- _TASK DESCRIPTION_
Retype exactly what runs from the first line of the data to the line with "import pandas as pd", keeping both of those lines and skipping pictures.

- _DATASET CONTENT_
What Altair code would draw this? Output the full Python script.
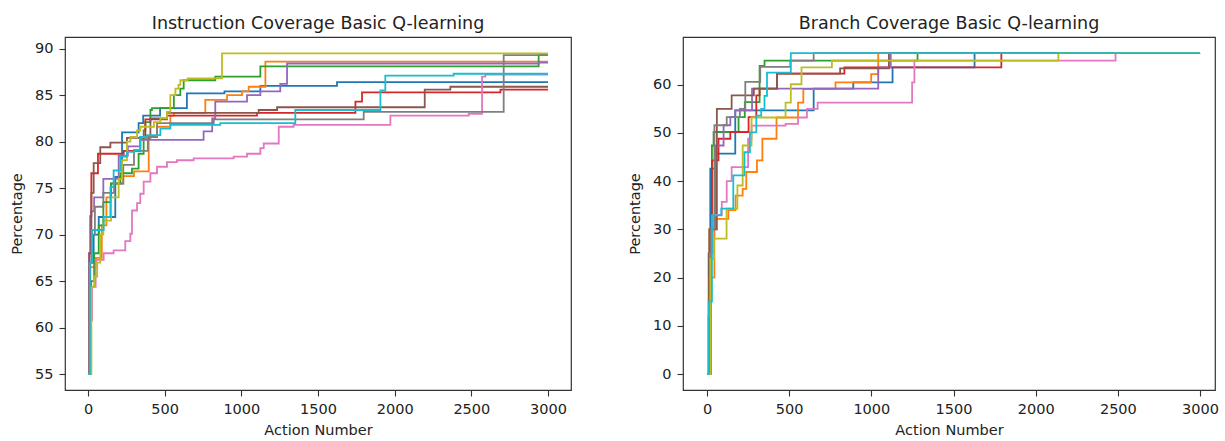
import altair as alt
import pandas as pd

# ---------------- data ----------------
RUNS = ["run 0", "run 1", "run 2", "run 3", "run 4",
        "run 5", "run 6", "run 7", "run 8", "run 9"]
COLORS = ["#1f77b4", "#ff7f0e", "#2ca02c", "#d62728", "#9467bd",
          "#8c564b", "#e377c2", "#7f7f7f", "#bcbd22", "#17becf"]
X_TICKS = [0, 500, 1000, 1500, 2000, 2500, 3000]
INSTR_Y_TICKS = [55, 60, 65, 70, 75, 80, 85, 90]
BRANCH_Y_TICKS = [0, 10, 20, 30, 40, 50, 60]
LAST_ACTION = 3000

# Instruction coverage, one step list (action, percentage) per run
INSTR_RUN0 = [(0, 55), (15, 67), (37, 70), (70, 71.9), (178, 76.2), (222, 81.0), (330, 82.0),
              (360, 82.8), (470, 83.6), (645, 85.2), (890, 85.4), (1124, 86.0), (1624, 86.4)]
INSTR_RUN1 = [(0, 55), (8, 66.5), (50, 67.5), (90, 71.0), (120, 74.0), (150, 75.5), (230, 76.3),
              (300, 76.8), (396, 80.5), (450, 81.6), (537, 82.8), (560, 83.1), (765, 84.5),
              (907, 85.0), (1004, 85.4), (1048, 85.9), (1157, 88.6)]
INSTR_RUN2 = [(0, 55), (20, 65), (40, 68), (70, 71), (100, 73.5), (150, 75.5), (211, 76.6),
              (287, 77.1), (330, 78.7), (363, 81.2), (374, 82.1), (407, 83.4), (417, 83.6),
              (560, 85.0), (602, 85.7), (624, 86.6), (830, 87.0), (1124, 88.1), (2939, 89.4)]
INSTR_RUN3 = [(0, 55), (8, 68), (15, 72), (22, 76.6), (65, 78.7), (233, 79.0), (341, 80.5),
              (374, 82.4), (515, 82.8), (1102, 83.1), (1744, 84.3), (1787, 85.3), (2690, 85.6)]
INSTR_RUN4 = [(0, 55), (8, 68), (20, 72.5), (40, 74.0), (100, 76.0), (200, 78.5), (260, 79.5),
              (341, 80.2), (754, 81.1), (810, 82.5), (830, 84.3), (1037, 85.0), (1124, 85.4),
              (1254, 86.2), (1298, 88.4), (2940, 88.5)]
INSTR_RUN5 = [(0, 55), (10, 68), (22, 74.5), (37, 77.7), (80, 79.4), (146, 79.9), (254, 80.4),
              (407, 82.5), (515, 83.1), (1113, 83.4), (1233, 83.7), (2196, 85.6), (2363, 85.9)]
INSTR_RUN6 = [(0, 55), (12, 60.8), (26, 64.4), (50, 67.3), (102, 68.0), (167, 68.3), (243, 69.3),
              (276, 70.1), (287, 72.6), (320, 73.4), (341, 74.4), (363, 75.7), (407, 76.6),
              (450, 77.3), (515, 77.8), (580, 78.0), (689, 78.2), (950, 78.4), (1037, 78.7),
              (1124, 79.3), (1146, 79.8), (1244, 81.6), (1341, 81.8), (1972, 82.8), (2483, 83.0),
              (2570, 87.0), (2591, 87.2)]
INSTR_RUN7 = [(0, 55), (10, 67), (25, 70), (45, 73), (100, 74.5), (170, 75.5), (230, 77.5),
              (300, 79.0), (390, 80.5), (450, 82.0), (820, 82.4), (1798, 83.2), (2711, 89.3)]
INSTR_RUN8 = [(0, 55), (22, 64.4), (40, 65.5), (60, 67), (80, 70), (100, 71.5), (150, 74),
              (200, 76), (222, 78), (254, 80.0), (276, 80.5), (320, 81.2), (341, 81.6),
              (430, 82.1), (472, 82.5), (515, 83.2), (537, 85.0), (570, 85.7), (590, 86.1),
              (602, 86.6), (650, 86.8), (874, 89.5)]
INSTR_RUN9 = [(0, 55), (12, 67), (26, 70.5), (102, 71.9), (146, 75.1), (167, 76.9), (211, 78.4),
              (254, 78.9), (300, 79.1), (341, 80.5), (385, 80.7), (472, 81.4), (537, 81.8),
              (863, 82.0), (1352, 83.4), (1907, 85.5), (1939, 87.1), (2385, 87.3)]

# Branch coverage, one step list (action, percentage) per run
BRANCH_RUN0 = [(0, 0), (10, 25), (20, 42.6), (50, 45.7), (172, 54.7), (649, 59.2), (890, 60.5),
               (1129, 63.6), (1628, 66.55)]
BRANCH_RUN1 = [(0, 0), (15, 20), (45, 32.2), (130, 34.0), (174, 37.0), (217, 38.4), (239, 41.9),
               (304, 44.3), (337, 48.8), (423, 53.2), (554, 56.3), (586, 59.1), (782, 60.5),
               (999, 62.2), (1042, 66.55)]
BRANCH_RUN2 = [(0, 0), (15, 30), (30, 47.4), (40, 50.2), (192, 53.3), (230, 56.4), (320, 63.9),
               (350, 65.0), (1281, 66.55)]
BRANCH_RUN3 = [(0, 0), (15, 30), (30, 44.3), (70, 48.8), (142, 50.2), (253, 53.3), (300, 57.8),
               (320, 59.2), (426, 62.3), (836, 63.6), (1791, 66.55)]
BRANCH_RUN4 = [(0, 0), (20, 30), (50, 47.4), (101, 51.6), (142, 53.3), (172, 54.7), (274, 59.2),
               (1042, 63.6), (1118, 66.55)]
BRANCH_RUN5 = [(0, 0), (20, 30), (60, 55.0), (150, 57.8), (285, 59.2), (426, 62.3), (810, 63.4),
               (1107, 66.55)]
BRANCH_RUN6 = [(0, 0), (8, 12), (20, 25), (35, 33), (90, 35.7), (120, 40.0), (150, 42.9),
               (250, 48.8), (271, 51.5), (478, 51.9), (554, 53.2), (608, 55.0), (673, 56.3),
               (1248, 60.5), (1262, 65.0), (2486, 66.55)]
BRANCH_RUN7 = [(0, 0), (25, 30), (45, 51.6), (120, 53.3), (200, 55.0), (233, 60.6), (324, 63.7),
               (507, 65.0), (649, 66.55)]
BRANCH_RUN8 = [(0, 0), (22, 23.9), (43, 28.1), (119, 34.3), (185, 39.1), (217, 47.4), (271, 53.2),
               (478, 56.3), (510, 60.1), (575, 63.6), (760, 65.0), (2138, 66.55)]
BRANCH_RUN9 = [(0, 0), (10, 15), (30, 32.9), (87, 34.3), (160, 41.2), (228, 46.0), (261, 50.1),
               (300, 53.6), (330, 55.0), (350, 57.7), (365, 62.5), (510, 66.55)]

INSTR_RUNS = [INSTR_RUN0, INSTR_RUN1, INSTR_RUN2, INSTR_RUN3, INSTR_RUN4,
              INSTR_RUN5, INSTR_RUN6, INSTR_RUN7, INSTR_RUN8, INSTR_RUN9]
BRANCH_RUNS = [BRANCH_RUN0, BRANCH_RUN1, BRANCH_RUN2, BRANCH_RUN3, BRANCH_RUN4,
               BRANCH_RUN5, BRANCH_RUN6, BRANCH_RUN7, BRANCH_RUN8, BRANCH_RUN9]


def table(runs):
    rows = []
    for name, steps in zip(RUNS, runs):
        for a, p in steps:
            rows.append({"run": name, "action": a, "pct": p})
        rows.append({"run": name, "action": LAST_ACTION, "pct": steps[-1][1]})
    return pd.DataFrame(rows)


FONT = "DejaVu Sans"


def panel(df, title, x_domain, y_domain, y_ticks, width):
    return (
        alt.Chart(df)
        .mark_line(interpolate="step-after", strokeWidth=1.8, clip=True)
        .encode(
            x=alt.X("action:Q",
                    scale=alt.Scale(domain=x_domain, nice=False, zero=False),
                    axis=alt.Axis(values=X_TICKS, title="Action Number", format="d")),
            y=alt.Y("pct:Q",
                    scale=alt.Scale(domain=y_domain, nice=False, zero=False),
                    axis=alt.Axis(values=y_ticks, title="Percentage", format="d")),
            color=alt.Color("run:N", scale=alt.Scale(domain=RUNS, range=COLORS), legend=None),
        )
        .properties(
            width=width,
            height=353,
            title=alt.TitleParams(title, fontSize=17.5, font=FONT, fontWeight="normal",
                                  color="#222222", anchor="middle", offset=5),
        )
    )


left = panel(table(INSTR_RUNS), "Instruction Coverage Basic Q-learning",
             [-150, 3150], [53.3, 91.25], INSTR_Y_TICKS, 506)
right = panel(table(BRANCH_RUNS), "Branch Coverage Basic Q-learning",
              [-146, 3091], [-3.31, 69.9], BRANCH_Y_TICKS, 532)

chart = (
    alt.hconcat(left, right, spacing=54)
    .properties(padding={"left": 8, "top": 13, "right": 0, "bottom": 0}, background="white")
    .configure_view(stroke="#333333", strokeWidth=1.2)
    .configure_axis(domain=False, grid=False, tickColor="#333333", tickSize=6, tickWidth=1.1,
                    labelFont=FONT, labelFontSize=14.5, labelColor="#222222", labelPadding=6,
                    titleFont=FONT, titleFontSize=14.5, titleFontWeight="normal",
                    titleColor="#222222")
    .configure_axisX(titlePadding=8)
    .configure_axisY(titlePadding=10.5)
)

chart.save("out.html", embed_options={"renderer": "svg", "actions": False})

- _EXPECTED ANSWER_
What Altair code would draw this? Output the full Python script.
import altair as alt
import pandas as pd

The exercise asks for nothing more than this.